I sometimes wonder if my dad is midly AS. Milder then the OP's mom though.


----------



## lisathinks (Mar 13, 2012)

Sparkationsgirl, i cried when i read your post, as i have never thought (before today) to do a search for "i think my mom has asperger's", but when i read what you wrote, i felt for the FIRST time in my life that i was reading about my own mother. She simply doesn't get emotional, read others' emotions or cues, or ever change (despite BEGGING in some cases). I am now in my 40s but still struggle with how to deal with my hostility over her seeming lack of care for my needs..............ever. It was very hard to grow up with this type of mother, especially when i saw my friends' mothers reacting frequently to their daughters' needs. It does help to know it's a disorder that she cannot help. But it's still maddening. I feel for you very much!! If you ever want to chat, feel free. I am new to this site.

Thanks,
Lisa


----------



## DerekF (Apr 3, 2012)

Hi lisathinks. I've also been recently considering whether my mother is AS. I have a lot of the same issues as you and sparkationgirl, which include general frustration and anger with my mother about the lack of emotional and social responsiveness, but mostly just a lot of sadness around who my mother is and what our relationship was. 

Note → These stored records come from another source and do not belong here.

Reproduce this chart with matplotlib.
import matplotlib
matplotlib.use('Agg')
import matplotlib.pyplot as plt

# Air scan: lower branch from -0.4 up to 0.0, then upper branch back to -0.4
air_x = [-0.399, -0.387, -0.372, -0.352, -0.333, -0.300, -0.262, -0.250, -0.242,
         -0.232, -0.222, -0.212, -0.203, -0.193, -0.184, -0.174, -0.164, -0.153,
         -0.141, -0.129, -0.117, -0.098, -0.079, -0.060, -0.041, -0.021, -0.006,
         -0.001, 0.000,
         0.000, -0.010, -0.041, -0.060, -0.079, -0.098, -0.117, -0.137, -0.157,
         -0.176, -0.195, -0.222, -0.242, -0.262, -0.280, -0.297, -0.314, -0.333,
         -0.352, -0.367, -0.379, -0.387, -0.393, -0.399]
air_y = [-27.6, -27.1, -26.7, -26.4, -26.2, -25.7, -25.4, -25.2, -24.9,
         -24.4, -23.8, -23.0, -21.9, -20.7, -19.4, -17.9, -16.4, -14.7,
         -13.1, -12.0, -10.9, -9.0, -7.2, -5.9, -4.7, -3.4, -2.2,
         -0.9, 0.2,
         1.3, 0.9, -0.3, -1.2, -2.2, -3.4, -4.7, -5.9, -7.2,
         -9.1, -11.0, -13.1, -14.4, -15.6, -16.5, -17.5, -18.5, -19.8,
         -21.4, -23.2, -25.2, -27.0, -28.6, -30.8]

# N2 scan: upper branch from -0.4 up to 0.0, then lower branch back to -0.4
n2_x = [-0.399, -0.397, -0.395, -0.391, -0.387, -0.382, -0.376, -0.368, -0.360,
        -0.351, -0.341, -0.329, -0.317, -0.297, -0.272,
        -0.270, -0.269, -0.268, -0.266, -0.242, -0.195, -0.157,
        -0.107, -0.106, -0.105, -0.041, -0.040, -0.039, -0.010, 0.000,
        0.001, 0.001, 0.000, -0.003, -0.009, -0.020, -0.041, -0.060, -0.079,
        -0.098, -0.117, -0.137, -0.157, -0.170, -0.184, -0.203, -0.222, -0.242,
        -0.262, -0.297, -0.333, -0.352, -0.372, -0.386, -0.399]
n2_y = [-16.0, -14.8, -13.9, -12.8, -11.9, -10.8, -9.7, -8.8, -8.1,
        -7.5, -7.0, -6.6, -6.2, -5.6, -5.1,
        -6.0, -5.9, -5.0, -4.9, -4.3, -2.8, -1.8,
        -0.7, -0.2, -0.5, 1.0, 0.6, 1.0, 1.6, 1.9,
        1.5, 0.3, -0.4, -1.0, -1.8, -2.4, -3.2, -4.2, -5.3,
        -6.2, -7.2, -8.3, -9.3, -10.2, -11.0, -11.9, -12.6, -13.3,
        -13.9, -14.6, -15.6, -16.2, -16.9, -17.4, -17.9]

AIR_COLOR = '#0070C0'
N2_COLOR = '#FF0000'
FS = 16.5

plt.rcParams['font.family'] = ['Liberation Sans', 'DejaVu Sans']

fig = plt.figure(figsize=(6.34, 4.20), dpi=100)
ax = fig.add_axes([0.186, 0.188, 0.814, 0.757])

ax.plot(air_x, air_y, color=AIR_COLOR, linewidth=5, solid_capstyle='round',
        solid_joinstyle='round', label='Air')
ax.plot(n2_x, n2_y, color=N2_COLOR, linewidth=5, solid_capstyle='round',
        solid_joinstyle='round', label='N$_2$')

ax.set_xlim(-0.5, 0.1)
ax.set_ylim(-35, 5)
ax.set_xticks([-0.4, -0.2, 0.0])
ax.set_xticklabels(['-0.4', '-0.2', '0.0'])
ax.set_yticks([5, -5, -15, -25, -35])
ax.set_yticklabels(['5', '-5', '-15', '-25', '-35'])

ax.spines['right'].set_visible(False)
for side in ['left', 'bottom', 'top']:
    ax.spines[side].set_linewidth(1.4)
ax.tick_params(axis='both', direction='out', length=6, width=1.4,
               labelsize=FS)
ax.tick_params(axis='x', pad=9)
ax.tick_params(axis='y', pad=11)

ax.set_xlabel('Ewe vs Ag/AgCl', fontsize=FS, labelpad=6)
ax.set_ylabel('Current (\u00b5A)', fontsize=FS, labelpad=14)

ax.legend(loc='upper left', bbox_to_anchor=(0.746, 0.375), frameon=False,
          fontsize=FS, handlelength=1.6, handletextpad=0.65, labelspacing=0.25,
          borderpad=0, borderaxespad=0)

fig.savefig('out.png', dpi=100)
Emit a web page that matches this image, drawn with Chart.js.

I've also been in therapy for about three years and it took a year of that just for me to kind of clear out enough crap so I could see my mother more clearly(so you're way ahead of me there, you got there without professional help  I've also started to get some clarity around how my relationship with my, likely, AS mom affected my relationship with others - with my wife, former girlfriends, myself, etc. My experience of it is that it's a pretty deep wound, and there's a lot of healing to be done. 

I'm 37 and I still don't really know how to communicate with her. I live in a different city than she does, and the best I can manage is a scheduled 20 min phone call once a week. And because she usually just talks at me for the whole call, I've also stipulated that the first five minutes have to be about me. She has to ask about me and we have to talk about my life. She often forgets this, but since we agreed to it, I can usually remind her and she'll try to do it. Even so, I dread those calls.

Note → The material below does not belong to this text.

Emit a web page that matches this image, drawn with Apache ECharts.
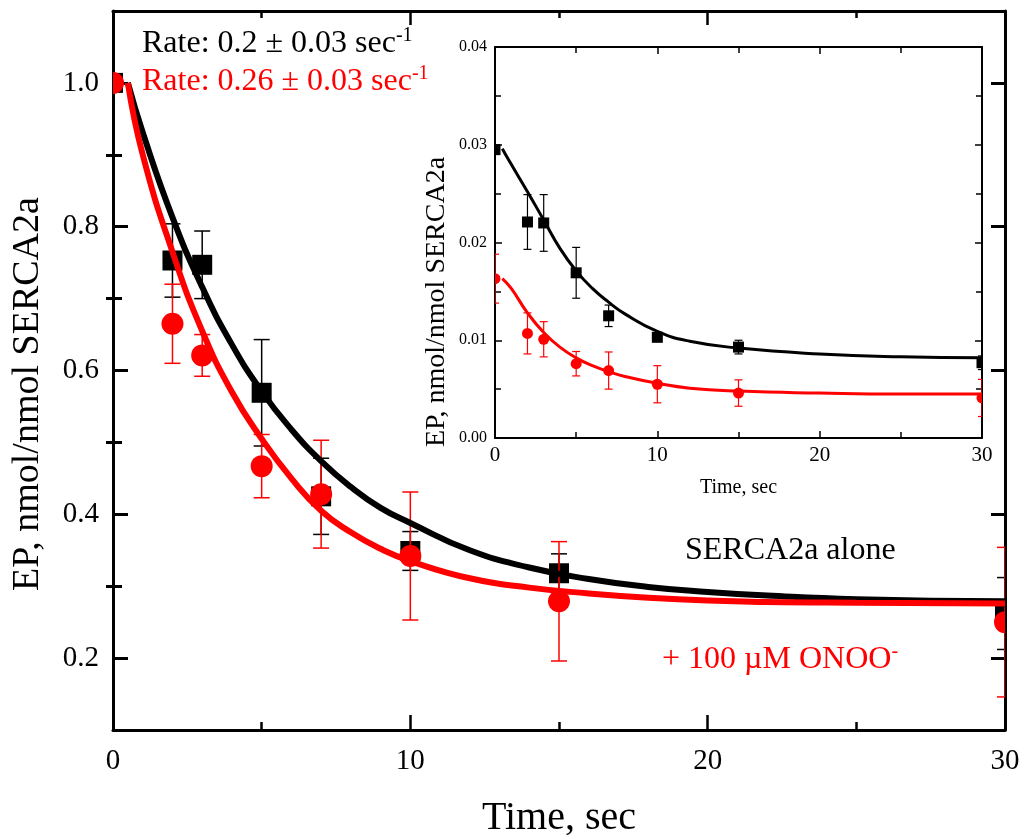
<!DOCTYPE html>
<html>
<head>
<meta charset="utf-8">
<script src="https://cdn.jsdelivr.net/npm/echarts@6/dist/echarts.min.js"></script>
<style>
html,body{margin:0;padding:0;background:#fff;}
#chart{width:1021px;height:837px;}
</style>
</head>
<body>
<div id="chart"></div>
<script>
// ---------- data ----------
const mainTime = [0, 2, 3, 5, 7, 10, 15, 30];
const mainBlack = [1.0, 0.753, 0.747, 0.569, 0.425, 0.349, 0.318, 0.262];
const mainBlackErr = [0, 0.051, 0.047, 0.074, 0.053, 0.027, 0.027, 0.05];
const mainRed = [1.0, 0.665, 0.621, 0.467, 0.428, 0.342, 0.279, 0.25];
const mainRedErr = [0, 0.055, 0.029, 0.044, 0.075, 0.089, 0.083, 0.104];

const mainFitTime = [0.5, 1, 2, 3, 4, 5, 6, 7, 8, 9, 10, 12, 14, 16, 18, 20, 22, 25, 30];
const mainFitBlack = [1.0, 0.931, 0.813, 0.716, 0.636, 0.571, 0.518, 0.474, 0.438, 0.409, 0.388, 0.35, 0.326, 0.31, 0.299, 0.292, 0.287, 0.282, 0.279];
const mainFitRed = [1.0, 0.90, 0.765, 0.655, 0.57, 0.505, 0.45, 0.405, 0.375, 0.352, 0.335, 0.311, 0.298, 0.29, 0.284, 0.280, 0.278, 0.277, 0.276];

const insetTime = [0, 2, 3, 5, 7, 10, 15, 30];
const insetBlack = [0.0295, 0.0221, 0.022, 0.0169, 0.0125, 0.0103, 0.0093, 0.0077];
const insetBlackErr = [0, 0.0028, 0.0029, 0.0026, 0.0011, 0, 0.0007, 0.0007];
const insetRed = [0.0163, 0.0107, 0.0101, 0.0076, 0.0069, 0.0055, 0.0046, 0.0041];
const insetRedErr = [0.0025, 0.0021, 0.0018, 0.00125, 0.0019, 0.0019, 0.00135, 0.0019];

const insetFitTime = [0.45, 1, 2, 3, 4, 5, 6, 7, 8, 10, 12, 15, 20, 25, 30];
const insetFitBlack = [0.0296, 0.0280, 0.0252, 0.0223, 0.0194, 0.0171, 0.0153, 0.0139, 0.0127, 0.0109, 0.0099, 0.0092, 0.0086, 0.0083, 0.0082];
const insetFitRed = [0.0163, 0.0153, 0.0128, 0.0108, 0.0093, 0.0082, 0.0074, 0.0068, 0.0063, 0.0056, 0.0051, 0.0048, 0.0046, 0.0045, 0.0045];

const mainYMajor = [0.2, 0.4, 0.6, 0.8, 1.0];
const mainYMinor = [0.3, 0.5, 0.7, 0.9];

const rateBlackText = 'Rate: 0.2 ± 0.03 sec';
const rateRedText = 'Rate: 0.26 ± 0.03 sec';
const labelBlack = 'SERCA2a alone';
const labelRed = '+ 100 µM ONOO';
const yTitle = 'EP, nmol/nmol SERCA2a';
const xTitle = 'Time, sec';

// ---------- chart ----------
const FONT = "'Liberation Serif', 'Times New Roman', serif";
const BLACK = '#000000';
const RED = '#ff0000';

function zip(a, b) { return a.map((v, i) => [v, b[i]]); }

function pointSeries(xi, yi, ts, ys, es, color, shape, size, capW, lw) {
  return {
    type: 'custom', xAxisIndex: xi, yAxisIndex: yi, clip: true,
    data: ts.map((t, i) => [t, ys[i], es[i]]),
    renderItem: function (params, api) {
      const x = api.value(0), y = api.value(1), e = api.value(2);
      const c = api.coord([x, y]);
      const children = [];
      if (e > 0) {
        const top = api.coord([x, y + e]);
        const bot = api.coord([x, y - e]);
        const st = { stroke: color, lineWidth: lw };
        children.push({ type: 'line', shape: { x1: c[0], y1: top[1], x2: c[0], y2: bot[1] }, style: st });
        children.push({ type: 'line', shape: { x1: c[0] - capW / 2, y1: top[1], x2: c[0] + capW / 2, y2: top[1] }, style: st });
        children.push({ type: 'line', shape: { x1: c[0] - capW / 2, y1: bot[1], x2: c[0] + capW / 2, y2: bot[1] }, style: st });
      }
      if (shape === 'square') {
        children.push({ type: 'rect', shape: { x: c[0] - size / 2, y: c[1] - size / 2, width: size, height: size }, style: { fill: color } });
      } else {
        children.push({ type: 'circle', shape: { cx: c[0], cy: c[1], r: size / 2 }, style: { fill: color } });
      }
      return { type: 'group', children: children };
    }
  };
}

function lineSeries(xi, yi, ts, ys, color, w) {
  return {
    type: 'line', xAxisIndex: xi, yAxisIndex: yi, data: zip(ts, ys),
    showSymbol: false, symbol: 'none', smooth: 0.5,
    lineStyle: { color: color, width: w }, clip: true, animation: false
  };
}

const axisLineMain = { show: true, onZero: false, lineStyle: { color: BLACK, width: 3 } };
const axisLineInset = { show: true, onZero: false, lineStyle: { color: BLACK, width: 2 } };

const option = {
  animation: false,
  backgroundColor: '#ffffff',
  grid: [
    { left: 113, right: 16, top: 11, bottom: 107, containLabel: false, outerBoundsMode: 'none' },
    { left: 495, right: 39, top: 47, bottom: 399, containLabel: false, outerBoundsMode: 'none',
      show: true, backgroundColor: '#ffffff', borderWidth: 0 }
  ],
  xAxis: [
    { gridIndex: 0, type: 'value', position: 'bottom', min: 0, max: 30, interval: 10,
      axisLine: axisLineMain,
      axisTick: { show: true, inside: true, length: 15, lineStyle: { color: BLACK, width: 2.5 } },
      minorTick: { show: true, splitNumber: 2, length: 8, lineStyle: { color: BLACK, width: 2.5 } },
      axisLabel: { show: true, fontSize: 29, fontFamily: FONT, color: BLACK, margin: 17 },
      splitLine: { show: false }, minorSplitLine: { show: false },
      name: xTitle, nameLocation: 'middle', nameGap: 68,
      nameTextStyle: { fontSize: 40, fontFamily: FONT, color: BLACK } },
    { gridIndex: 0, type: 'value', position: 'top', min: 0, max: 30, interval: 10,
      axisLine: axisLineMain,
      axisTick: { show: true, inside: true, length: 14, lineStyle: { color: BLACK, width: 2.5 } },
      minorTick: { show: true, splitNumber: 2, length: 7, lineStyle: { color: BLACK, width: 2.5 } },
      axisLabel: { show: false }, splitLine: { show: false } },
    { gridIndex: 1, type: 'value', position: 'bottom', min: 0, max: 30, interval: 10,
      axisLine: axisLineInset,
      axisTick: { show: true, inside: true, length: 7, lineStyle: { color: BLACK, width: 1.5 } },
      minorTick: { show: true, splitNumber: 2, length: 6, lineStyle: { color: BLACK, width: 1.5 } },
      axisLabel: { show: true, fontSize: 21, fontFamily: FONT, color: BLACK, margin: 7 },
      splitLine: { show: false },
      name: xTitle, nameLocation: 'middle', nameGap: 40,
      nameTextStyle: { fontSize: 20, fontFamily: FONT, color: BLACK } },
    { gridIndex: 1, type: 'value', position: 'top', min: 0, max: 30, interval: 10,
      axisLine: axisLineInset,
      axisTick: { show: true, inside: true, length: 7, lineStyle: { color: BLACK, width: 1.5 } },
      minorTick: { show: true, splitNumber: 2, length: 6, lineStyle: { color: BLACK, width: 1.5 } },
      axisLabel: { show: false }, splitLine: { show: false } }
  ],
  yAxis: [
    { gridIndex: 0, type: 'value', position: 'left', min: 0.1, max: 1.1, interval: 0.1,
      axisLine: axisLineMain,
      axisTick: { show: true, inside: true, length: 15, customValues: mainYMajor, lineStyle: { color: BLACK, width: 3 } },
      axisLabel: { show: true, customValues: mainYMajor, fontSize: 29, fontFamily: FONT, color: BLACK, margin: 14,
                   formatter: v => v.toFixed(1) },
      splitLine: { show: false } },
    { gridIndex: 0, type: 'value', position: 'left', min: 0.1, max: 1.1, interval: 0.1,
      axisLine: { show: false },
      axisTick: { show: true, inside: true, length: 9, customValues: mainYMinor, lineStyle: { color: BLACK, width: 3 } },
      axisLabel: { show: false }, splitLine: { show: false } },
    { gridIndex: 0, type: 'value', position: 'right', min: 0.1, max: 1.1, interval: 0.1,
      axisLine: axisLineMain,
      axisTick: { show: true, inside: true, length: 14, customValues: mainYMajor, lineStyle: { color: BLACK, width: 3 } },
      axisLabel: { show: false }, splitLine: { show: false } },
    { gridIndex: 0, type: 'value', position: 'right', min: 0.1, max: 1.1, interval: 0.1,
      axisLine: { show: false },
      axisTick: { show: true, inside: true, length: 7, customValues: mainYMinor, lineStyle: { color: BLACK, width: 3 } },
      axisLabel: { show: false }, splitLine: { show: false } },
    { gridIndex: 1, type: 'value', position: 'left', min: 0, max: 0.04, interval: 0.01,
      axisLine: axisLineInset,
      axisTick: { show: true, inside: true, length: 7, lineStyle: { color: BLACK, width: 1.5 } },
      minorTick: { show: true, splitNumber: 2, length: 6, lineStyle: { color: BLACK, width: 1.5 } },
      axisLabel: { show: true, fontSize: 16, fontFamily: FONT, color: BLACK, margin: 8, formatter: v => v.toFixed(2) },
      splitLine: { show: false } },
    { gridIndex: 1, type: 'value', position: 'right', min: 0, max: 0.04, interval: 0.01,
      axisLine: axisLineInset,
      axisTick: { show: true, inside: true, length: 7, lineStyle: { color: BLACK, width: 1.5 } },
      minorTick: { show: true, splitNumber: 2, length: 6, lineStyle: { color: BLACK, width: 1.5 } },
      axisLabel: { show: false }, splitLine: { show: false } }
  ],
  series: [
    pointSeries(0, 0, mainTime, mainBlack, mainBlackErr, BLACK, 'square', 20, 16, 1.5),
    pointSeries(0, 0, mainTime, mainRed, mainRedErr, RED, 'circle', 22, 16, 1.5),
    lineSeries(0, 0, mainFitTime, mainFitBlack, BLACK, 6),
    lineSeries(0, 0, mainFitTime, mainFitRed, RED, 6),
    pointSeries(2, 4, insetTime, insetBlack, insetBlackErr, BLACK, 'square', 11, 8, 1.2),
    pointSeries(2, 4, insetTime, insetRed, insetRedErr, RED, 'circle', 11, 8, 1.2),
    lineSeries(2, 4, insetFitTime, insetFitBlack, BLACK, 3),
    lineSeries(2, 4, insetFitTime, insetFitRed, RED, 3)
  ],
  graphic: [
    { type: 'text', left: 142, top: 26, z: 100,
      style: { text: '{a|' + rateBlackText + '}{s|-1}', fill: BLACK,
        rich: { a: { fontSize: 32, fontFamily: FONT, fill: BLACK, lineHeight: 36 },
                s: { fontSize: 20, fontFamily: FONT, fill: BLACK, lineHeight: 14, verticalAlign: 'top' } } } },
    { type: 'text', left: 142, top: 64, z: 100,
      style: { text: '{a|' + rateRedText + '}{s|-1}', fill: RED,
        rich: { a: { fontSize: 32, fontFamily: FONT, fill: RED, lineHeight: 36 },
                s: { fontSize: 20, fontFamily: FONT, fill: RED, lineHeight: 14, verticalAlign: 'top' } } } },
    { type: 'text', left: 685, top: 535, z: 100,
      style: { text: labelBlack, fontSize: 32, fontFamily: FONT, fill: BLACK } },
    { type: 'text', left: 662, top: 642, z: 100,
      style: { text: '{a|' + labelRed + '}{s|-}', fill: RED,
        rich: { a: { fontSize: 32, fontFamily: FONT, fill: RED, lineHeight: 36 },
                s: { fontSize: 20, fontFamily: FONT, fill: RED, lineHeight: 14, verticalAlign: 'top' } } } },
    { type: 'text', x: 28, y: 394, rotation: Math.PI / 2, z: 100,
      style: { text: yTitle, fontSize: 38, fontFamily: FONT, fill: BLACK, align: 'center', verticalAlign: 'middle' } },
    { type: 'text', x: 437, y: 302, rotation: Math.PI / 2, z: 100,
      style: { text: yTitle, fontSize: 28, fontFamily: FONT, fill: BLACK, align: 'center', verticalAlign: 'middle' } }
  ]
};

const chart = echarts.init(document.getElementById('chart'), null, { renderer: 'canvas' });
chart.setOption(option);
</script>
</body>
</html>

Anyway, not sure what I'm getting at, but it's helpful to hear that other people have had to deal with the same stuff. Thanks for posting.


----------



## OrangeRose (Aug 11, 2012)

Hi,
I am new to this site, but wnated to add my input. I am very certain that my mother has AS. Her sister was severly Austitic, and my two male siblings, and my mother's brother all have been diagnosed with AS. My mother refuses to be tested, but we are pretty sure. Life is tough. My mother was a wonderful mother and we had a fantastci childhood, but I realise now what we missed out on. We missed the emotional side of everything.
My mother has NEVER EVER said " I love you." 
My mother uses every single thing she is given, a hoarder. We have three rugs on top of each other in our kitchen and four placemats at the table. I moved out when I was 19 as I coul no longer tolerate living with my mother. I can deal with her now, as I have studied AS at university and can be moe empathetic. Life is tough somteimes though. Constant criticism is hard  But Now I can accept my situation and work with my mum to get the best out of the relationship for both of us.


----------